# Objective:
Retype only the lines running from the beginning of the entries below to the line with "REF_LEVEL = 1.0", both included. Do not include pictures.

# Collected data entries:
'''
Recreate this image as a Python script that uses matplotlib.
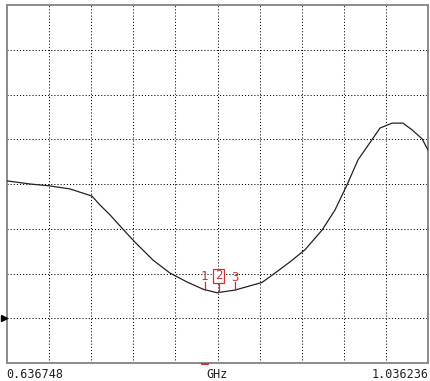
"""Network-analyzer style trace: response vs frequency with three markers."""
import matplotlib
matplotlib.use("Agg")
import matplotlib.pyplot as plt
from matplotlib.patches import Rectangle
import numpy as np

F_START = 0.636748
F_STOP = 1.036236
N_XDIV = 10
N_YDIV = 8
REF_LEVEL = 1.0  # reference marker on the left edge (in divisions)

# trace: frequency in GHz, level in grid divisions
freq_ghz = [0.6367, 0.6586, 0.6766, 0.6965, 0.7174, 0.7250, 0.7345, 0.7468,
            0.7582, 0.7753, 0.7914, 0.8076, 0.8227, 0.8360, 0.8531, 0.8787,
            0.8911, 0.9053, 0.9195, 0.9357, 0.9480, 0.9594, 0.9698, 0.9784,
            0.9907, 1.0021, 1.0125, 1.0211, 1.0306, 1.0362]
level_div = [4.07, 4.00, 3.96, 3.89, 3.73, 3.53, 3.31, 2.99,
             2.70, 2.30, 2.01, 1.81, 1.65, 1.57, 1.63, 1.80,
             2.01, 2.26, 2.53, 2.97, 3.42, 3.98, 4.54, 4.83,
             5.25, 5.36, 5.36, 5.21, 5.01, 4.76]

marker_ids = ["1", "2", "3"]
marker_freq = [0.8246, 0.8379, 0.8531]
active_marker = "2"

RED = "#d03030"

fig = plt.figure(figsize=(4.31, 3.81), dpi=100)
ax = fig.add_axes([7 / 431, 18 / 381, 421 / 431, 358 / 381])

ax.set_xlim(F_START, F_STOP)
ax.set_ylim(0, N_YDIV)
xt = np.linspace(F_START, F_STOP, N_XDIV + 1)
ax.set_xticks(xt[1:-1])
ax.set_yticks(np.arange(1, N_YDIV))
ax.tick_params(length=0, labelbottom=False, labelleft=False)
ax.grid(True, color="black", ls=(0, (1, 2)), lw=0.75)

for s in ax.spines.values():
    s.set_color("#8a8a8a")
    s.set_linewidth(1.4)

ax.plot(freq_ghz, level_div, color="#222222", lw=0.9, zorder=3)

# markers: number above a short red stem, active one boxed
df = (F_STOP - F_START) / 421  # one pixel in GHz
trace = lambda f: np.interp(f, freq_ghz, level_div)
mtxt = dict(color=RED, fontsize=9, ha="center", va="center",
            family="DejaVu Sans Mono", zorder=5)
for mid, mf in zip(marker_ids, marker_freq):
    y0 = trace(mf)
    if mid == active_marker:
        ax.plot([mf, mf], [y0, y0 + 0.21], color=RED, lw=0.9, zorder=4)
        ax.add_patch(Rectangle((mf - 6 * df, y0 + 0.21), 11 * df, 0.32,
                               fc="white", ec=RED, lw=0.9, zorder=4))
        ax.text(mf - 0.5 * df, y0 + 0.37, mid, **mtxt)
    else:
        ax.plot([mf, mf], [y0, y0 + 0.18], color=RED, lw=0.9, zorder=4)
        ax.text(mf - 0.5 * df, y0 + 0.29, mid, **mtxt)

# active marker tick under the frame
ax.plot([marker_freq[0] - 3 * df, marker_freq[0] + 3 * df], [-0.03, -0.03],
        color=RED, lw=1.4, clip_on=False, zorder=6)

# reference level arrow on the left edge
ax.plot([F_START - 3.5 * df], [REF_LEVEL], marker=">", color="black",
        markersize=4, clip_on=False, zorder=6)

mono = dict(family="DejaVu Sans Mono", fontsize=8.5, color="#222222")
fig.text(6 / 431, 1 - 374 / 381, f"{F_START:.6f}", ha="left", va="center", **mono)
fig.text(217 / 431, 1 - 374 / 381, "GHz", ha="center", va="center", **mono)
fig.text(429 / 431, 1 - 374 / 381, f"{F_STOP:.6f}", ha="right", va="center", **mono)

fig.savefig("out.png", dpi=100, facecolor="white")
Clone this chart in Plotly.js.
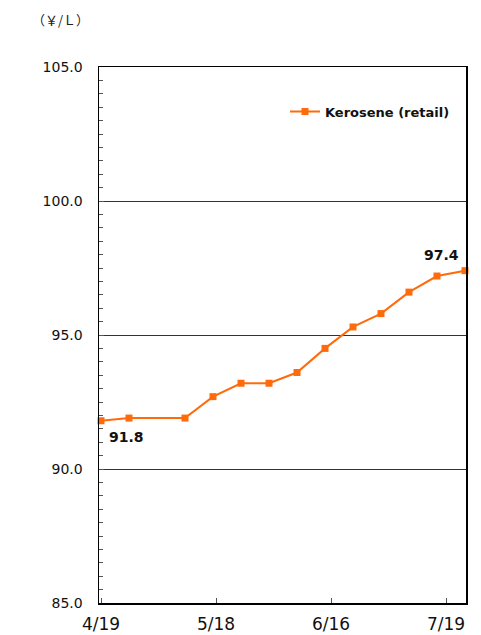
<!DOCTYPE html>
<html><head><meta charset="utf-8">
<script src="https://cdn.plot.ly/plotly-3.0.1.min.js"></script>
<style>body{margin:0;background:#fff}#c{width:481px;height:635px}</style>
</head><body><div id="c"></div>
<script>
// days since 4/19
const dayOffsets = [0, 7, 21, 28, 35, 42, 49, 56, 63, 70, 77, 84, 91];
const keroseneRetail = [91.8, 91.9, 91.9, 92.7, 93.2, 93.2, 93.6, 94.5, 95.3, 95.8, 96.6, 97.2, 97.4];
const tickPositions = [0, 28.75, 57.5, 86.25];
const tickLabels = ['4/19', '5/18', '6/16', '7/19'];
const yTicks = [85, 90, 95, 100, 105];
const yTickLabels = ['85.0', '90.0', '95.0', '100.0', '105.0'];
const orange = '#FF6A0A';
const font = 'DejaVu Sans, sans-serif';

const trace = {
  x: dayOffsets, y: keroseneRetail, type: 'scatter', mode: 'lines+markers',
  name: 'Kerosene (retail)',
  line: {color: orange, width: 2},
  marker: {color: orange, symbol: 'square', size: 7},
  cliponaxis: false
};
const layout = {
  width: 481, height: 635,
  margin: {l: 99, r: 15, t: 67, b: 32},
  paper_bgcolor: '#fff', plot_bgcolor: '#fff',
  font: {family: font, color: '#111', size: 14},
  showlegend: true,
  legend: {x: 0.97, y: 0.945, xanchor: 'right', yanchor: 'top',
    font: {family: font, size: 13, color: '#111', weight: 'bold'}, bgcolor: 'rgba(0,0,0,0)', itemwidth: 30},
  xaxis: {range: [-0.5, 91.25], tickvals: tickPositions, ticktext: tickLabels,
    ticks: 'inside', ticklen: 5, tickcolor: '#555', showgrid: false, zeroline: false,
    ticklabelstandoff: 5,
    showline: true, linecolor: '#000', linewidth: 1.5, mirror: true,
    tickfont: {family: font, size: 17, color: '#111'}},
  yaxis: {range: [85, 105], tickvals: yTicks, ticktext: yTickLabels,
    ticks: 'inside', ticklen: 5, tickcolor: '#555', ticklabelstandoff: 12,
    showgrid: true, gridcolor: '#333', gridwidth: 1, zeroline: false,
    showline: true, linecolor: '#000', linewidth: 1.5, mirror: true,
    minor: {dtick: 0.5, ticks: 'inside', ticklen: 4, tickcolor: '#555', showgrid: false},
    tickfont: {family: font, size: 14, color: '#111'}},
  annotations: [
    {x: dayOffsets[0], y: keroseneRetail[0], text: keroseneRetail[0].toFixed(1), showarrow: false,
      xanchor: 'left', yanchor: 'top', xshift: 6, yshift: -6, font: {family: font, size: 14, weight: 'bold', color: '#111'}},
    {x: dayOffsets[dayOffsets.length - 1], y: keroseneRetail[keroseneRetail.length - 1],
      text: keroseneRetail[keroseneRetail.length - 1].toFixed(1), showarrow: false,
      xanchor: 'right', yanchor: 'bottom', xshift: -4, yshift: 6, font: {family: font, size: 14, weight: 'bold', color: '#111'}},
    {xref: 'paper', yref: 'paper', x: -0.188, y: 1.0877, text: '（￥/Ｌ）', showarrow: false,
      xanchor: 'left', yanchor: 'middle', font: {family: 'Noto Sans CJK JP, sans-serif', size: 13, color: '#222'}}
  ]
};
Plotly.newPlot('c', [trace], layout, {displayModeBar: false, staticPlot: true});
</script></body></html>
'''
# Solution:
Recreate this image as a Python script that uses matplotlib.
"""Network-analyzer style trace: response vs frequency with three markers."""
import matplotlib
matplotlib.use("Agg")
import matplotlib.pyplot as plt
from matplotlib.patches import Rectangle
import numpy as np

F_START = 0.636748
F_STOP = 1.036236
N_XDIV = 10
N_YDIV = 8
REF_LEVEL = 1.0  # reference marker on the left edge (in divisions)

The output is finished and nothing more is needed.